'Dubai World is now on sound financial footing', Sheikh Ahmed says
The emirate of Dubai may consider selling parts of government-owned companies as it continues to restructure those hit hard by the financial crisis, top financial officials said on Sunday.
The emirate, a regional financial and trade hub, suffered a blow to its reputation a year ago when state-linked conglomerate Dubai World announced it would ask creditors for a standstill agreement on almost $25 billion in debt.
"Dubai World is now on sound financial footing," Sheikh Ahmed Bin Saeed Al Maktoum, chairman of Dubai Supreme Fiscal Committee, told a news conference.
In the past year, Dubai World managed to reach a restructuring deal with creditors, allowing the government to tap into improved investor confidence to issue a $1.25bn bond in September.
Prized assets such as DP World, the Atlantis Hotel and casino operator MGM Resorts International were presented under the restructuring as potential assets that could be sold to the public to help raise cash. There is also keen interest in other state-linked assets such as Emirates airlines and Dubai Electricity and Water Authority (DEWA).
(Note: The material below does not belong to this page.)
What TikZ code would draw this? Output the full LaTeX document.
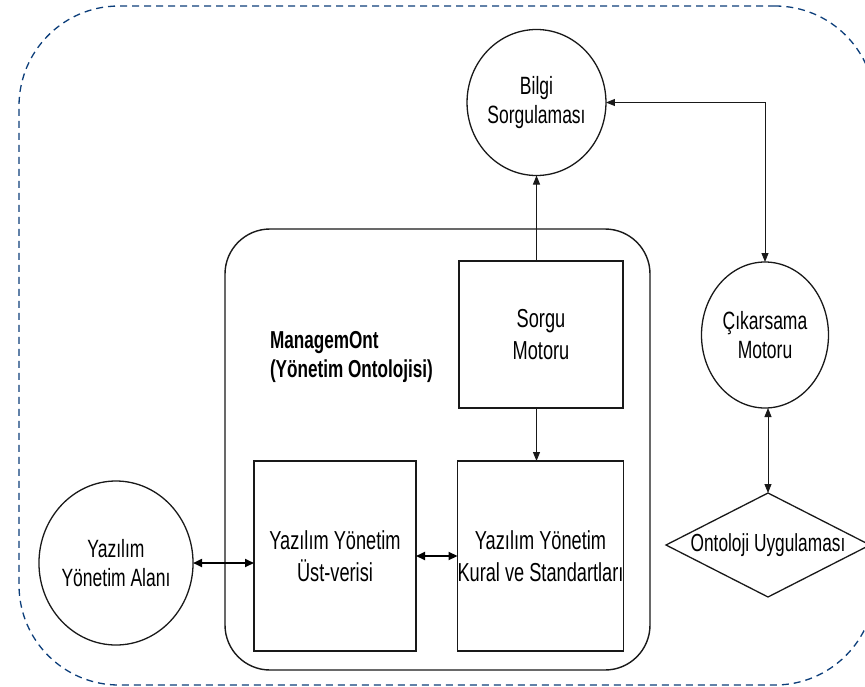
\documentclass[tikz,border=0pt]{standalone}
\usepackage{fontspec}
\setmainfont{Liberation Sans}[FakeStretch=0.70]
\usetikzlibrary{shapes.geometric,arrows.meta}
\definecolor{frameblue}{RGB}{12,62,122}
\tikzset{
  every node/.style={inner sep=0pt, outer sep=0pt, align=center, text=black},
  unit/.style={draw=black!90, line width=1.3pt, rectangle,
    font=\fontsize{26}{32}\selectfont},
  bubble/.style={draw=black!90, line width=1.3pt, ellipse,
    font=\fontsize{25}{29}\selectfont},
  choice/.style={draw=black!90, line width=1.3pt, diamond, aspect=2,
    font=\fontsize{24.7}{28}\selectfont},
  link/.style={draw=black!90, line width=0.9pt,
    -{Triangle[length=9pt,width=7pt]}},
  duplex/.style={draw=black!90, line width=0.9pt,
    {Triangle[length=9pt,width=7pt]}-{Triangle[length=9pt,width=7pt]}},
  thickduplex/.style={draw=black, line width=1.8pt,
    {Triangle[length=9pt,width=8pt]}-{Triangle[length=9pt,width=8pt]}},
}
\begin{document}
\begin{tikzpicture}[x=1pt,y=-1pt]
  \useasboundingbox (0,0) rectangle (865,686);

  % dashed outer frame
  \node[draw=frameblue, line width=1.3pt, dash pattern=on 7pt off 5pt,
        rounded corners=100pt, minimum width=856pt, minimum height=679pt]
        (frame) at (447,345.5) {};

  % ontology container
  \node[draw=black!90, line width=1.4pt, rounded corners=45pt,
        minimum width=425pt, minimum height=441pt] (mgmt) at (437.5,449.5) {};
  \node[anchor=west, align=left, font=\bfseries\fontsize{24.5}{28.5}\selectfont]
        (title) at (270,357) {ManagemOnt\\(Yönetim Ontolojisi)};

  % components
  \node[unit, minimum width=164pt, minimum height=147pt] (sorgu) at (541,334.5) {Sorgu\\Motoru};
  \node[unit, minimum width=162pt, minimum height=190pt] (ust) at (335,556) {Yazılım Yönetim\\Üst-verisi};
  \node[unit, minimum width=163pt, minimum height=190pt] (kural) at (540.5,556) {Yazılım Yönetim\\Kural ve Standartları};

  \node[bubble, minimum width=127pt, minimum height=146pt] (bilgi) at (536.5,102.5) {Bilgi\\Sorgulaması};
  \node[bubble, minimum width=127pt, minimum height=146pt] (cik) at (765,335) {Çıkarsama\\Motoru};
  \node[bubble, minimum width=132pt, minimum height=164pt] (alan) at (116,563) {Yazılım\\Yönetim Alanı};
  \node[choice, minimum width=204pt, minimum height=104pt] (ont) at (768,545) {Ontoloji Uygulaması};

  % connectors
  \draw[link] (sorgu.north -| bilgi.south) -- (bilgi.south);
  \draw[link] (sorgu.south -| bilgi.south) -- (kural.north -| bilgi.south);
  \draw[duplex] (cik.north) |- (bilgi.east);
  \draw[duplex] (cik.south -| ont.north) -- (ont.north);
  \draw[thickduplex] (alan.east) -- (alan.east -| ust.west);
  \draw[thickduplex] (ust.east) -- (kural.west);
\end{tikzpicture}
\end{document}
"We are working on opening up the capital of leading companies to our public," he said.
Property developer Nakheel, which is trying to reach agreement on a proposed restructuring plan, is also returning to health, said Faisal Mikou, the executive vice president of the Investment Corporation of Dubai.
"We are making very good progress on the restructuring... Nakheel's financial and operational restructuring is going according to plan," Mikou said.
Nakheel plans to issue a sukuk, or Islamic bond, to its trade creditors in the first quarter of 2011, he said.
Despite improving balance sheets among Dubai's state-linked companies, significant challenges remain.
In a reminder that Gulf Arab emirate's debt troubles are far from over, financial services firm Dubai Group recently missed two payments on separate loans.